Está este ano a ter lugar a "Saison de la Turquie en France", uma iniciativa de cariz cultural que permitirá à sociedade francesa ter um olhar sobre a realidade turca que vá para além da caricatura com que a questão da aproximação deste país à União Europeia tem vindo a ser abordada, nos últimos anos, por vários sectores da opinião pública.
Este é um tema que sabemos não ser nada fácil em França e que aqui continua a suscitar fortes reacções e polémicas, com natural projecção nos agentes políticos. Por essa razão, considero ser muito saudável encontrar, no seio da opinião pública francesa, figuras de prestígio que, aproveitando estes eventos culturais, tentam recolocar o debate num ambiente de serenidade e maior racionalidade.
A carta que, no jornal "Le Monde" de hoje, surge assinada por figuras como Michel Rocard, Jacques Delors, Luc Ferry, Edgar Morin e Alain Touraine é um verdadeiro manifesto de responsabilidade cívica e um alerta para o erro que constitui a criação de uma espécie de "muro" civilizacional, que alguns parece pretenderem erigir entre o processo integrador europeu e a Turquia. Leia aqui o texto.
Vale a pena recordar que a Turquia foi convidada a ingressar nas então Comunidades Europeias ainda antes da Grécia e que foi plenamente reconhecido que aquele país preenche os chamados "critérios de Copenhague", que definem as bases para uma candidatura de qualquer Estado ao "clube" europeu. E também é interessante notar que o actual primeiro-ministro grego, Georgios Papandreou, se revelou um defensor da adesão turca à União Europeia, não obstante persistirem alguns temas de sensível conflitualidade entre os dois Estados.
Naturalmente que não podemos deixar de ter em conta a sensibilidade negativa que se sabe continuar a existir em vários países europeus, em face de uma futura adesão da Turquia.
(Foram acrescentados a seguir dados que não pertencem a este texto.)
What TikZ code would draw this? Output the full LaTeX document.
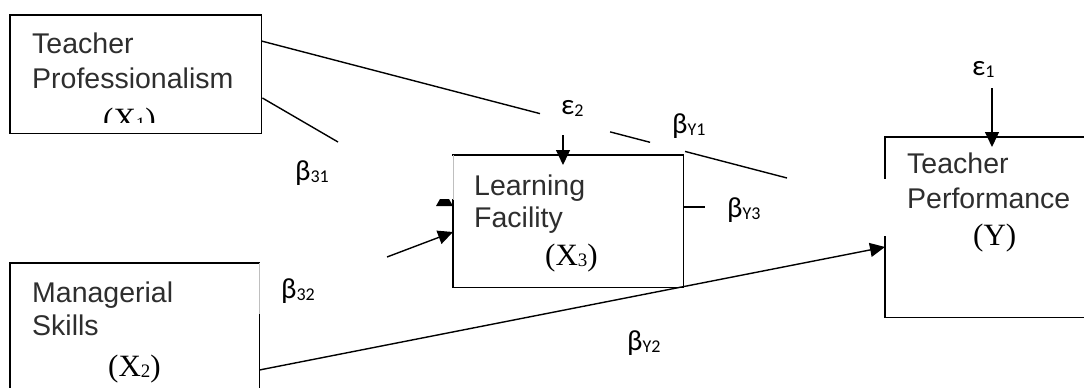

Por isso, compete-nos respeitar a dificuldade com que dirigentes de alguns desses Estados se defrontam. O que não nos parece aceitável é que se anuncie que se fecham as portas à Turquia à luz de preconceitos civilizacionais, assumindo uma espécie de fronteira religiosa, esquecendo o efeito deletério que isso pode ter na evolução da própria sociedade turca, assim potenciando o seu caminho num sentido que, a prazo, pode vir a revelar-se estrategicamente trágico para a Europa.
Como lembrou, há meses, o ministro português dos Negócios Estrangeiros, num artigo divulgado pelo jornal "Público", os europeus continuam a ter reflexos em torno das suas questões de segurança à luz de uma lógica que ainda é meramente tributária dos tempos da Guerra Fria, não entendendo a urgência de redimensionar essa mesma perspectiva estratégica sob o prisma de um mundo onde, entretanto, teve lugar a tragédia do 11 de Setembro. Não perceber as consequências de natureza cultural e civilizacional que este novo tempo acarreta constituiu uma cegueira que é indigna de um projecto que se pretende com ambições de projecção à escala global.
Portugal é um país que, em face dos processos de alargamento da União Europeia, esteve e está, desde sempre, muito à vontade. Para surpresa de muitos, nunca nos colocámos na postura egoísta que alguns de nós esperariam, como reflexo defensivo face à necessidade de partilha das vantagens financeiras que disfrutávamos desde a nossa própria adesão. Porque sempre assumimos esse mesmo projecto de abrangência como um esforço de reconciliação da Europa consigo própria.
Por isso, e tal como o presidente da República portuguesa claramente deixou definido na sua recente visita oficial à Turquia, encaramos de forma muito positiva o processo de aproximação de Ancara das instituições europeias e tudo faremos para, no âmbito da União, manter o nosso compromisso de solidariedade e responsabilidade assumido para com a nação turca.